Игорь-Северянин свято верил всем предсказаниям Финка, тем более что поездка в Югославию принесла и деньги, и славу, а железнодорожная катастрофа не причинила ему вреда. В стихотворении «Снерата», о котором более подробно мы будем говорить в другой главе, есть такие строки:

Всегда был благосклонен небосклон
К нам в пору ту, когда мы были вместе:
Пусть в Сербии нас в бездну влек вагон,
Пусть сотрясала почва в Бухаресте,
Пусть угрожала, в ход пустив шантаж,
Убийством истеричка в Кишиневе, —
Всегда светло оканчивался наш
Нелегкий путь, и счастье было внове.

Среди достоверно известных событий (железнодорожной катастрофы в ночь на 25 декабря 1931 года и землетрясения в Бухаресте 28 марта 1934 года) упомянута кишиневская истеричка.
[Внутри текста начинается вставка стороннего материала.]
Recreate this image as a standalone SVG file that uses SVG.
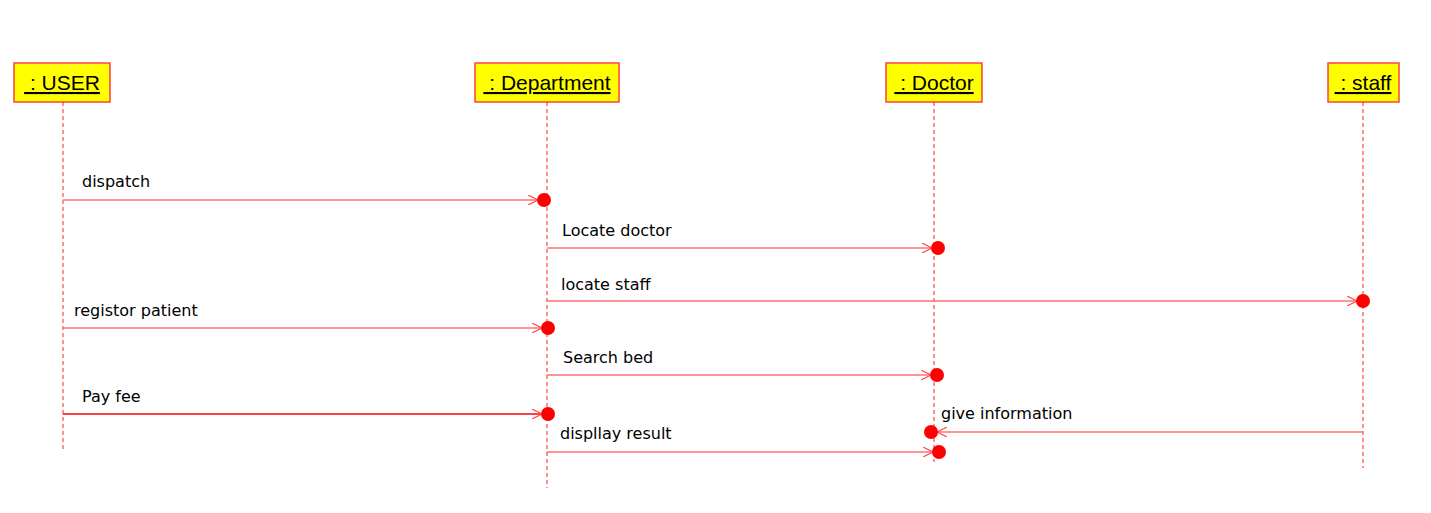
<svg xmlns="http://www.w3.org/2000/svg" width="1431" height="513" viewBox="0 0 1431 513">
<style>
.box{fill:#ffff00;stroke:#ff4040;stroke-width:1.5}
.hd{font-family:"Liberation Sans",Arial,sans-serif;font-size:21px;fill:#000;text-decoration:underline;white-space:pre}
.life{stroke:#ff2020;stroke-width:1;stroke-dasharray:4,3;fill:none}
.msg{stroke:#ff7070;stroke-width:1.3;fill:none}
.lbl{font-family:"DejaVu Sans",Verdana,sans-serif;font-size:16px;fill:#000}
.dot{fill:#ff0000}
</style>
<defs>
<marker id="ah" viewBox="0 0 10 10" refX="10" refY="5" markerWidth="10" markerHeight="10" markerUnits="userSpaceOnUse" orient="auto">
<path d="M0,0 L10,5 L0,10" fill="none" stroke="#ff5050" stroke-width="1.2"/>
</marker>
</defs>
<g id="user">
<rect class="box" x="14" y="63" width="96" height="39"/>
<text class="hd" x="62" y="90" text-anchor="middle" xml:space="preserve"> : USER</text>
<line class="life" x1="63" y1="102" x2="63" y2="451"/>
</g>
<g id="department">
<rect class="box" x="475" y="63" width="144" height="39"/>
<text class="hd" x="547" y="90" text-anchor="middle" xml:space="preserve"> : Department</text>
<line class="life" x1="547" y1="102" x2="547" y2="488"/>
</g>
<g id="doctor">
<rect class="box" x="886" y="63" width="96" height="39"/>
<text class="hd" x="934" y="90" text-anchor="middle" xml:space="preserve"> : Doctor</text>
<line class="life" x1="934" y1="102" x2="934" y2="462"/>
</g>
<g id="staff">
<rect class="box" x="1328" y="63" width="71" height="39"/>
<text class="hd" x="1363" y="90" text-anchor="middle" xml:space="preserve"> : staff</text>
<line class="life" x1="1363" y1="102" x2="1363" y2="468"/>
</g>
<g id="connectors">
<line class="msg" x1="63" y1="200" x2="538" y2="200" marker-end="url(#ah)"/>
<circle class="dot" cx="544" cy="200" r="7"/>
<text class="lbl" x="82" y="187">dispatch</text>

<line class="msg" x1="547" y1="248" x2="932" y2="248" marker-end="url(#ah)"/>
<circle class="dot" cx="938" cy="248" r="7"/>
<text class="lbl" x="562" y="236">Locate doctor</text>

<line class="msg" x1="547" y1="301" x2="1357" y2="301" marker-end="url(#ah)"/>
<circle class="dot" cx="1363" cy="301" r="7"/>
<text class="lbl" x="561" y="290">locate staff</text>

<line class="msg" x1="63" y1="328" x2="542" y2="328" marker-end="url(#ah)"/>
<circle class="dot" cx="548" cy="328" r="7"/>
<text class="lbl" x="74" y="316">registor patient</text>

<line class="msg" x1="547" y1="375" x2="931" y2="375" marker-end="url(#ah)"/>
<circle class="dot" cx="937" cy="375" r="7"/>
<text class="lbl" x="563" y="363">Search bed</text>

<line x1="63" y1="414" x2="542" y2="414" stroke="#ff0000" stroke-width="1.3" marker-end="url(#ah)"/>
<circle class="dot" cx="548" cy="414" r="7"/>
<text class="lbl" x="82" y="402">Pay fee</text>

<line class="msg" x1="1363" y1="432" x2="937" y2="432" marker-end="url(#ah)"/>
<circle class="dot" cx="931" cy="432" r="7"/>
<text class="lbl" x="941" y="419">give information</text>

<line class="msg" x1="547" y1="452" x2="933" y2="452" marker-end="url(#ah)"/>
<circle class="dot" cx="939" cy="452" r="7"/>
<text class="lbl" x="560" y="439">displlay result</text>
</g>
</svg>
В Кишиневе полагают, правда, со ссылкой на Ю.Д. Шумакова2, что это Виктория Шей де Вандт. Сомнительно, чтобы Виктория — бессарабский подснежник, газель — опустилась до пошлого шантажа. Увы, но на роль истерички она явно не подходит.

В письме к Августе Барановой от 1 декабря 1934 года Игорь-Северянин сообщает:

«Летом приедет одна милая дама из Кишинева — та самая, у которой мы жили три месяца и которая сходила с ума и тоже три месяца провела в сумасшедшем доме. Ей 34 года, она тонкая и умная. Поет, рисует, декламирует. Внешностью — Брунгильда. (В смысле массива!) Выше меня на голову — великанша. И при этом, что удивительно, сложена пропорционально. Редкой красоты — южного типа — женщина»3.

Эту замечательную во всех отношениях женщину звали Лидия Тимофеевна Рыкова. Однако и она, несмотря на то, что сходила с ума по Игорю-Северянину, не может претендовать на титул кишиневской истерички:

«Я иногда тихо радуюсь своей собственной нормальности и ощущению полной свободы, и в эти редкие минуты кажется, что мне ничего-ничего не нужно, но сейчас же мысль испуганно добавит: "И еще чтоб Северянам было хорошо".

Мои родные! Представляю себе, как я вам уже надоела»4.

20 декабря 1934 года Лидия Тимофеевна посылает из Кишинева письмо на трех небольших почтовых карточках. В письме этой тонкой и умной женщины нашлось немало теплых слов для каждого из супругов Лотаревых. Игорю Васильевичу:

Игроь-Северянин и Фелисса Лотарева в Кишиневе, 1933 год. Архив НА

«Ваше северное царство разбушевалось, а у нас по-прежнему: продолжение глубокой осени, очень не стильно... на Рождество!

Говорите не верить "высокомерному тону"? Представьте (какая наглость!), — верю, потому что знаю, что Вы сильно на меня были сердиты, даже в Бухаресте Евицкому5 говорили: "Мне совсем ее не жаль..." (...) Но я понимаю Вас хорошо, да и не важно это абсолютно и моих нежных чувств к Вам не меняет. Преклонение перед Вами, Вашей гениальностью и даже... Вашим мужским очарованием, дорогой Игорь Васильевич, прежнее и неизменное (Фишенька смеется! Пусть! Я решила быть "верной до гроба" — это никому не мешает), а Вам, детонька, обещаю второй раз с ума не сходить, чтобы не сердить Вас больше. (...)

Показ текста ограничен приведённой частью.